WHAT THE EXERCISE ASKS: Leave out the pictures, then reproduce the rest of the material exactly.

[Entries from a dataset]
"""

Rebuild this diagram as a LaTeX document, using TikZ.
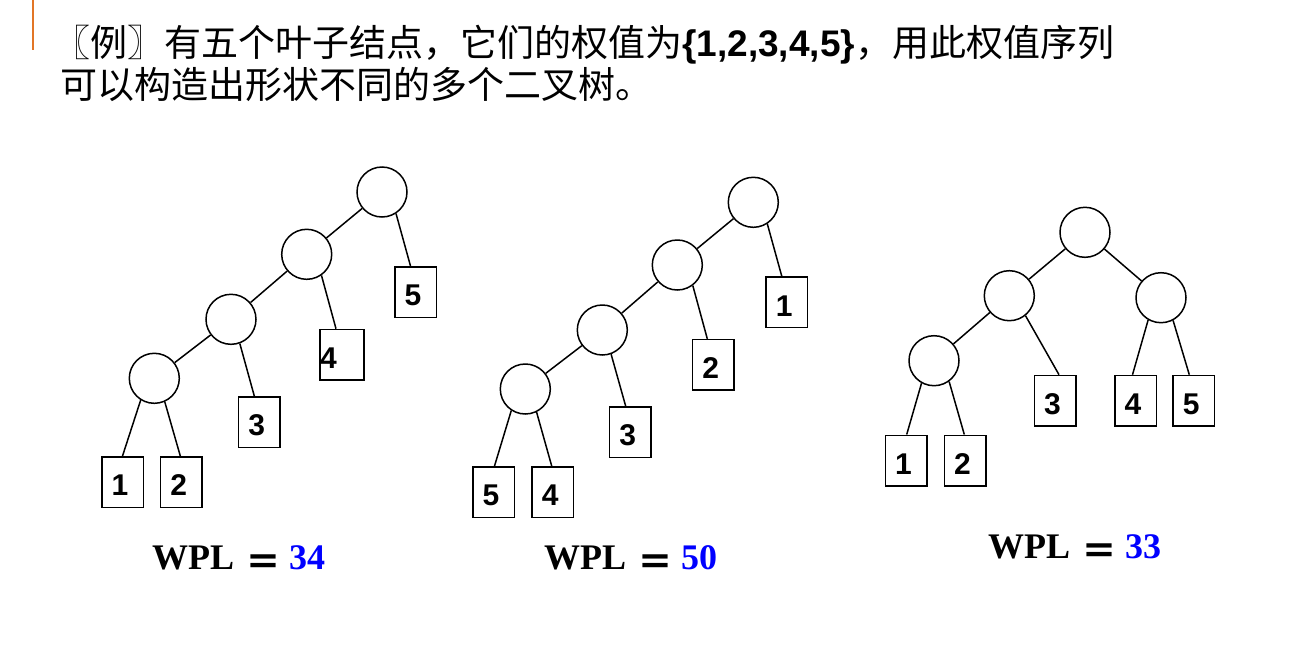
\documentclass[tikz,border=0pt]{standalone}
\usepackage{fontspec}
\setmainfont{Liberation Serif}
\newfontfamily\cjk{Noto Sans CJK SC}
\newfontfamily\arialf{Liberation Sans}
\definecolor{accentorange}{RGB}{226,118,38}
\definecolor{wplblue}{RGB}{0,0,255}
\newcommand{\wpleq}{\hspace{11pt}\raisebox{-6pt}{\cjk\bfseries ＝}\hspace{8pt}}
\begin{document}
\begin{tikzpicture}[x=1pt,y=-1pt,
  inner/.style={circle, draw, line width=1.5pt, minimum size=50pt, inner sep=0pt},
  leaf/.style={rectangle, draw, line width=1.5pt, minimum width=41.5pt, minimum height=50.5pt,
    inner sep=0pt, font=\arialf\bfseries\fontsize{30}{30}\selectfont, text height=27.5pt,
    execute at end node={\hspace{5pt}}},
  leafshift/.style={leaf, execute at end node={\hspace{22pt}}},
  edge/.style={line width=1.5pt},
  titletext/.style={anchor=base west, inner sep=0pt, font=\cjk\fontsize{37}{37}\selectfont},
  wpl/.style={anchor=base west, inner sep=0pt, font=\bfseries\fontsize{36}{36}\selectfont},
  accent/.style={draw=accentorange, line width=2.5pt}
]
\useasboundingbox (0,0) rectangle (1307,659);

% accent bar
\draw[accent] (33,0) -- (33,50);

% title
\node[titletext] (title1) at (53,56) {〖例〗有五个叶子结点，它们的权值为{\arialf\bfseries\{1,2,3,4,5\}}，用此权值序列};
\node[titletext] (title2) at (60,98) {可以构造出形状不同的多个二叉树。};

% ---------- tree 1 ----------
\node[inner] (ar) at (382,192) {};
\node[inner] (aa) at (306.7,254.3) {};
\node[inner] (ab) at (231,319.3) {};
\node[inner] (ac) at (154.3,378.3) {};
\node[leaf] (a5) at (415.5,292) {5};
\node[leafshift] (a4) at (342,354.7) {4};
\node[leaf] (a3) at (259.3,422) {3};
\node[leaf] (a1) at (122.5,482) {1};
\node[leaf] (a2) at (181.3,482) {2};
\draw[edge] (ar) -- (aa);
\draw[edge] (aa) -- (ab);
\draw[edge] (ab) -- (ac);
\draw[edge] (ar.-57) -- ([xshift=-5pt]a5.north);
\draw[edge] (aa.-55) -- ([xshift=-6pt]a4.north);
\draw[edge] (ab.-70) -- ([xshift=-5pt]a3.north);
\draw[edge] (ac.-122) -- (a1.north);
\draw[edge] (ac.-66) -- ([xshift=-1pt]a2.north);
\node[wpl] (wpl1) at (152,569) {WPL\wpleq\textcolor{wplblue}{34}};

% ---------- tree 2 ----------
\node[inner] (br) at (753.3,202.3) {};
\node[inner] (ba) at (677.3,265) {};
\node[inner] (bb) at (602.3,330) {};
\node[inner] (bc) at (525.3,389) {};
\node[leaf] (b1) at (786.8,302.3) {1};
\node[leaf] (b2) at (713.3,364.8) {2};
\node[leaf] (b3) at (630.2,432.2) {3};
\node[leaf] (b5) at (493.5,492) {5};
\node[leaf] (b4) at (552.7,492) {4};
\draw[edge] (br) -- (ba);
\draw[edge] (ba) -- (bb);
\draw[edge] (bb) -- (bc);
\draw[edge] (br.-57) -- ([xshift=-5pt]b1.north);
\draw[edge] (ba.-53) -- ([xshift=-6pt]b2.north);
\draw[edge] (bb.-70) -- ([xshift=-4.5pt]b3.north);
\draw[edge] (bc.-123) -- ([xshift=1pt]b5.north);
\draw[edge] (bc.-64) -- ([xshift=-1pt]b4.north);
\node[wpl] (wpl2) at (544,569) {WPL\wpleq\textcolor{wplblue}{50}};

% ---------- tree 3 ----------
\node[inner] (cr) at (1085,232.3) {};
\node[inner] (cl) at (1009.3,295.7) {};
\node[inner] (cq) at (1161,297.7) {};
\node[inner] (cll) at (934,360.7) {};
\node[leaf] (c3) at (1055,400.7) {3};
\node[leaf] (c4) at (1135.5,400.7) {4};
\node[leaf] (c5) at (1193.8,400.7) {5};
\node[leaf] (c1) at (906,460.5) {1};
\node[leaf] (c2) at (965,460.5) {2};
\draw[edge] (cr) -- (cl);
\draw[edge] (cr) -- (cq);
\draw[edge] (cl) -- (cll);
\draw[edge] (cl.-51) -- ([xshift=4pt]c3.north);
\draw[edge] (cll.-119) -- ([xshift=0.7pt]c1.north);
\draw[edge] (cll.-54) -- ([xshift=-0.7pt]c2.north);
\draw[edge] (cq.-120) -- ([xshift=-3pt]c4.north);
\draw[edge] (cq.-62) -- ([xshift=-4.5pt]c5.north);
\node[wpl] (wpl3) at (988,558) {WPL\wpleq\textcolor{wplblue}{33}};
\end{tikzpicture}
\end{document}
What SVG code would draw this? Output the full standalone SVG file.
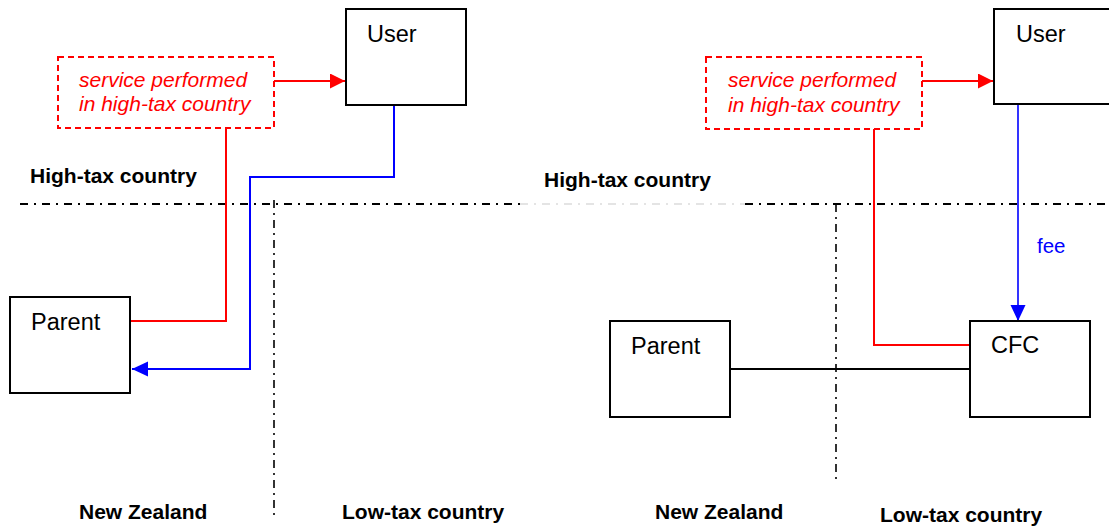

"""

SOLUTION TO THIS PROBLEM:
Rebuild this diagram as a LaTeX document, using TikZ.
\documentclass[tikz,border=0pt]{standalone}
\usepackage{fontspec}
\setmainfont{Liberation Serif}
\newfontfamily\cjk{Noto Sans CJK SC}
\newfontfamily\arialf{Liberation Sans}
\definecolor{accentorange}{RGB}{226,118,38}
\definecolor{wplblue}{RGB}{0,0,255}
\newcommand{\wpleq}{\hspace{11pt}\raisebox{-6pt}{\cjk\bfseries ＝}\hspace{8pt}}
\begin{document}
\begin{tikzpicture}[x=1pt,y=-1pt,
  inner/.style={circle, draw, line width=1.5pt, minimum size=50pt, inner sep=0pt},
  leaf/.style={rectangle, draw, line width=1.5pt, minimum width=41.5pt, minimum height=50.5pt,
    inner sep=0pt, font=\arialf\bfseries\fontsize{30}{30}\selectfont, text height=27.5pt,
    execute at end node={\hspace{5pt}}},
  leafshift/.style={leaf, execute at end node={\hspace{22pt}}},
  edge/.style={line width=1.5pt},
  titletext/.style={anchor=base west, inner sep=0pt, font=\cjk\fontsize{37}{37}\selectfont},
  wpl/.style={anchor=base west, inner sep=0pt, font=\bfseries\fontsize{36}{36}\selectfont},
  accent/.style={draw=accentorange, line width=2.5pt}
]
\useasboundingbox (0,0) rectangle (1307,659);

% accent bar
\draw[accent] (33,0) -- (33,50);

% title
\node[titletext] (title1) at (53,56) {〖例〗有五个叶子结点，它们的权值为{\arialf\bfseries\{1,2,3,4,5\}}，用此权值序列};
\node[titletext] (title2) at (60,98) {可以构造出形状不同的多个二叉树。};

% ---------- tree 1 ----------
\node[inner] (ar) at (382,192) {};
\node[inner] (aa) at (306.7,254.3) {};
\node[inner] (ab) at (231,319.3) {};
\node[inner] (ac) at (154.3,378.3) {};
\node[leaf] (a5) at (415.5,292) {5};
\node[leafshift] (a4) at (342,354.7) {4};
\node[leaf] (a3) at (259.3,422) {3};
\node[leaf] (a1) at (122.5,482) {1};
\node[leaf] (a2) at (181.3,482) {2};
\draw[edge] (ar) -- (aa);
\draw[edge] (aa) -- (ab);
\draw[edge] (ab) -- (ac);
\draw[edge] (ar.-57) -- ([xshift=-5pt]a5.north);
\draw[edge] (aa.-55) -- ([xshift=-6pt]a4.north);
\draw[edge] (ab.-70) -- ([xshift=-5pt]a3.north);
\draw[edge] (ac.-122) -- (a1.north);
\draw[edge] (ac.-66) -- ([xshift=-1pt]a2.north);
\node[wpl] (wpl1) at (152,569) {WPL\wpleq\textcolor{wplblue}{34}};

% ---------- tree 2 ----------
\node[inner] (br) at (753.3,202.3) {};
\node[inner] (ba) at (677.3,265) {};
\node[inner] (bb) at (602.3,330) {};
\node[inner] (bc) at (525.3,389) {};
\node[leaf] (b1) at (786.8,302.3) {1};
\node[leaf] (b2) at (713.3,364.8) {2};
\node[leaf] (b3) at (630.2,432.2) {3};
\node[leaf] (b5) at (493.5,492) {5};
\node[leaf] (b4) at (552.7,492) {4};
\draw[edge] (br) -- (ba);
\draw[edge] (ba) -- (bb);
\draw[edge] (bb) -- (bc);
\draw[edge] (br.-57) -- ([xshift=-5pt]b1.north);
\draw[edge] (ba.-53) -- ([xshift=-6pt]b2.north);
\draw[edge] (bb.-70) -- ([xshift=-4.5pt]b3.north);
\draw[edge] (bc.-123) -- ([xshift=1pt]b5.north);
\draw[edge] (bc.-64) -- ([xshift=-1pt]b4.north);
\node[wpl] (wpl2) at (544,569) {WPL\wpleq\textcolor{wplblue}{50}};

% ---------- tree 3 ----------
\node[inner] (cr) at (1085,232.3) {};
\node[inner] (cl) at (1009.3,295.7) {};
\node[inner] (cq) at (1161,297.7) {};
\node[inner] (cll) at (934,360.7) {};
\node[leaf] (c3) at (1055,400.7) {3};
\node[leaf] (c4) at (1135.5,400.7) {4};
\node[leaf] (c5) at (1193.8,400.7) {5};
\node[leaf] (c1) at (906,460.5) {1};
\node[leaf] (c2) at (965,460.5) {2};
\draw[edge] (cr) -- (cl);
\draw[edge] (cr) -- (cq);
\draw[edge] (cl) -- (cll);
\draw[edge] (cl.-51) -- ([xshift=4pt]c3.north);
\draw[edge] (cll.-119) -- ([xshift=0.7pt]c1.north);
\draw[edge] (cll.-54) -- ([xshift=-0.7pt]c2.north);
\draw[edge] (cq.-120) -- ([xshift=-3pt]c4.north);
\draw[edge] (cq.-62) -- ([xshift=-4.5pt]c5.north);
\node[wpl] (wpl3) at (988,558) {WPL\wpleq\textcolor{wplblue}{33}};
\end{tikzpicture}
\end{document}
What SVG code would draw this? Output the full standalone SVG file.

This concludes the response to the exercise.